= Work required =
Transcribe all of the material exactly, except for its pictures.

************

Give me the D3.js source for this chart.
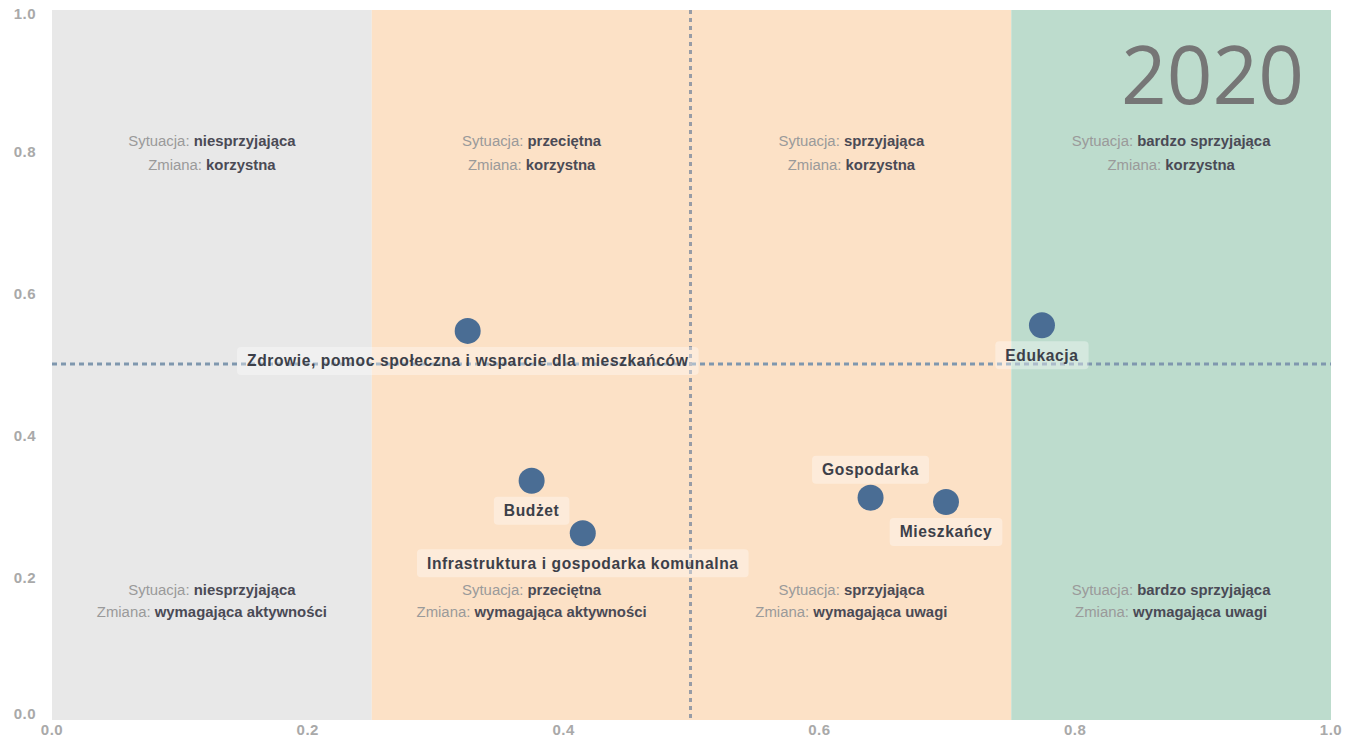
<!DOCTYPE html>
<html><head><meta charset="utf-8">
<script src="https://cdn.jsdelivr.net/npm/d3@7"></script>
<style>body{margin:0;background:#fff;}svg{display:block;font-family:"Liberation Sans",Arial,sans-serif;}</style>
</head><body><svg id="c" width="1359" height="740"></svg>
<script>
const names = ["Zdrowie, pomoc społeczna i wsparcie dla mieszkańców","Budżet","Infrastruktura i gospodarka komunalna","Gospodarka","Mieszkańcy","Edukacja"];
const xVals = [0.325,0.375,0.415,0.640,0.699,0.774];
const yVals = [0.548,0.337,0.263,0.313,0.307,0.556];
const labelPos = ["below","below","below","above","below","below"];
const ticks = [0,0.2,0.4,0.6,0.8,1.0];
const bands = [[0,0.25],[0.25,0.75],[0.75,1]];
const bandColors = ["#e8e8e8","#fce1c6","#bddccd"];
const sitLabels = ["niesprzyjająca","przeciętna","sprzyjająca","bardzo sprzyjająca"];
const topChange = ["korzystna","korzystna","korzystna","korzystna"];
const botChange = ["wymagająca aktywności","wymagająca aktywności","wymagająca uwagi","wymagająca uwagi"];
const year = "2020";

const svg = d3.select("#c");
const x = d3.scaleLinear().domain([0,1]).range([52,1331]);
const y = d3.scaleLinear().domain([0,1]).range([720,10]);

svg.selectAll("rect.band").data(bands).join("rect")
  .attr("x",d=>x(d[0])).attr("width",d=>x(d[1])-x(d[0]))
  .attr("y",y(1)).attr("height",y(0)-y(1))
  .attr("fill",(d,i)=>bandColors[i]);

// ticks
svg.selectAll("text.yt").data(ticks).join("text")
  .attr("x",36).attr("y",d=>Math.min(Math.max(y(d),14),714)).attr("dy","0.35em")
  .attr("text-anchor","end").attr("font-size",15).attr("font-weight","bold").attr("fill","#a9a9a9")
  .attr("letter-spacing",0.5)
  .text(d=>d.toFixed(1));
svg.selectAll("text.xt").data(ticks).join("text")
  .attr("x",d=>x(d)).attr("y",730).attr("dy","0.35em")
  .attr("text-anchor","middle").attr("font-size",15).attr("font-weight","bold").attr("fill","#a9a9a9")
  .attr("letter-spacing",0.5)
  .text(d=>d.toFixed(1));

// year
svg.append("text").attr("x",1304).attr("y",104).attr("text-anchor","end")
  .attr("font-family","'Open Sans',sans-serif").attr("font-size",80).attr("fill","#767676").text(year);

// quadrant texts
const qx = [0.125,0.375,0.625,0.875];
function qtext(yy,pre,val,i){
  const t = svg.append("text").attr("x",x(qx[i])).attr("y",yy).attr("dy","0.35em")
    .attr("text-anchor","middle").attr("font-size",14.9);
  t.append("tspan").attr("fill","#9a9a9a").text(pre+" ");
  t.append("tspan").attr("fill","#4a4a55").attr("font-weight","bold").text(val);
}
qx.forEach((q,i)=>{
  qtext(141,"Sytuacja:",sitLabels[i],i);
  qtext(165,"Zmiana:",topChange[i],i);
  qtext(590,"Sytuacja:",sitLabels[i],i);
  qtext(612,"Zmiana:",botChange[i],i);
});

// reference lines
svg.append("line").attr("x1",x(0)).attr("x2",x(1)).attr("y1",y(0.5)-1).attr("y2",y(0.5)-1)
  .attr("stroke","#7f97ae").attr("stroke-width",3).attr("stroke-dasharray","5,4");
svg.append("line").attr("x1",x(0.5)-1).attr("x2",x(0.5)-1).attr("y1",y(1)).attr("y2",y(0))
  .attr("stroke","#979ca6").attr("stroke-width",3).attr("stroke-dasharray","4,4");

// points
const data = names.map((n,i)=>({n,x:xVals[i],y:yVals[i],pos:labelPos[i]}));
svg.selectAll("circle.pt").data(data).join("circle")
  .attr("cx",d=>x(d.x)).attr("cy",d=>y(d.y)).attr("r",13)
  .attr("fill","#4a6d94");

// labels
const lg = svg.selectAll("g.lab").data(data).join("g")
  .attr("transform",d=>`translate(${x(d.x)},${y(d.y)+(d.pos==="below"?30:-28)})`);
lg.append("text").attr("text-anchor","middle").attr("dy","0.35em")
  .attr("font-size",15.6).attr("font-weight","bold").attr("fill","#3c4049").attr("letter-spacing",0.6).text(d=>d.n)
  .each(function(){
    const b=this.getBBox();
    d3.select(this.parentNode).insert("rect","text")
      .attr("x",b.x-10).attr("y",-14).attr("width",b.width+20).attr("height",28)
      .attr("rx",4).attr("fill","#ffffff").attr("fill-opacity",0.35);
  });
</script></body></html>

************

= The answer =
Give me the D3.js source for this chart.
<!DOCTYPE html>
<html><head><meta charset="utf-8">
<script src="https://cdn.jsdelivr.net/npm/d3@7"></script>
<style>body{margin:0;background:#fff;}svg{display:block;font-family:"Liberation Sans",Arial,sans-serif;}</style>
</head><body><svg id="c" width="1359" height="740"></svg>
<script>
const names = ["Zdrowie, pomoc społeczna i wsparcie dla mieszkańców","Budżet","Infrastruktura i gospodarka komunalna","Gospodarka","Mieszkańcy","Edukacja"];
const xVals = [0.325,0.375,0.415,0.640,0.699,0.774];
const yVals = [0.548,0.337,0.263,0.313,0.307,0.556];
const labelPos = ["below","below","below","above","below","below"];
const ticks = [0,0.2,0.4,0.6,0.8,1.0];
const bands = [[0,0.25],[0.25,0.75],[0.75,1]];
const bandColors = ["#e8e8e8","#fce1c6","#bddccd"];
const sitLabels = ["niesprzyjająca","przeciętna","sprzyjająca","bardzo sprzyjająca"];
const topChange = ["korzystna","korzystna","korzystna","korzystna"];
const botChange = ["wymagająca aktywności","wymagająca aktywności","wymagająca uwagi","wymagająca uwagi"];
const year = "2020";

const svg = d3.select("#c");
const x = d3.scaleLinear().domain([0,1]).range([52,1331]);
const y = d3.scaleLinear().domain([0,1]).range([720,10]);

svg.selectAll("rect.band").data(bands).join("rect")
  .attr("x",d=>x(d[0])).attr("width",d=>x(d[1])-x(d[0]))
  .attr("y",y(1)).attr("height",y(0)-y(1))
  .attr("fill",(d,i)=>bandColors[i]);

// ticks
svg.selectAll("text.yt").data(ticks).join("text")
  .attr("x",36).attr("y",d=>Math.min(Math.max(y(d),14),714)).attr("dy","0.35em")
  .attr("text-anchor","end").attr("font-size",15).attr("font-weight","bold").attr("fill","#a9a9a9")
  .attr("letter-spacing",0.5)
  .text(d=>d.toFixed(1));
svg.selectAll("text.xt").data(ticks).join("text")
  .attr("x",d=>x(d)).attr("y",730).attr("dy","0.35em")
  .attr("text-anchor","middle").attr("font-size",15).attr("font-weight","bold").attr("fill","#a9a9a9")
  .attr("letter-spacing",0.5)
  .text(d=>d.toFixed(1));

// year
svg.append("text").attr("x",1304).attr("y",104).attr("text-anchor","end")
  .attr("font-family","'Open Sans',sans-serif").attr("font-size",80).attr("fill","#767676").text(year);

// quadrant texts
const qx = [0.125,0.375,0.625,0.875];
function qtext(yy,pre,val,i){
  const t = svg.append("text").attr("x",x(qx[i])).attr("y",yy).attr("dy","0.35em")
    .attr("text-anchor","middle").attr("font-size",14.9);
  t.append("tspan").attr("fill","#9a9a9a").text(pre+" ");
  t.append("tspan").attr("fill","#4a4a55").attr("font-weight","bold").text(val);
}
qx.forEach((q,i)=>{
  qtext(141,"Sytuacja:",sitLabels[i],i);
  qtext(165,"Zmiana:",topChange[i],i);
  qtext(590,"Sytuacja:",sitLabels[i],i);
  qtext(612,"Zmiana:",botChange[i],i);
});

// reference lines
svg.append("line").attr("x1",x(0)).attr("x2",x(1)).attr("y1",y(0.5)-1).attr("y2",y(0.5)-1)
  .attr("stroke","#7f97ae").attr("stroke-width",3).attr("stroke-dasharray","5,4");
svg.append("line").attr("x1",x(0.5)-1).attr("x2",x(0.5)-1).attr("y1",y(1)).attr("y2",y(0))
  .attr("stroke","#979ca6").attr("stroke-width",3).attr("stroke-dasharray","4,4");

// points
const data = names.map((n,i)=>({n,x:xVals[i],y:yVals[i],pos:labelPos[i]}));
svg.selectAll("circle.pt").data(data).join("circle")
  .attr("cx",d=>x(d.x)).attr("cy",d=>y(d.y)).attr("r",13)
  .attr("fill","#4a6d94");

// labels
const lg = svg.selectAll("g.lab").data(data).join("g")
  .attr("transform",d=>`translate(${x(d.x)},${y(d.y)+(d.pos==="below"?30:-28)})`);
lg.append("text").attr("text-anchor","middle").attr("dy","0.35em")
  .attr("font-size",15.6).attr("font-weight","bold").attr("fill","#3c4049").attr("letter-spacing",0.6).text(d=>d.n)
  .each(function(){
    const b=this.getBBox();
    d3.select(this.parentNode).insert("rect","text")
      .attr("x",b.x-10).attr("y",-14).attr("width",b.width+20).attr("height",28)
      .attr("rx",4).attr("fill","#ffffff").attr("fill-opacity",0.35);
  });
</script></body></html>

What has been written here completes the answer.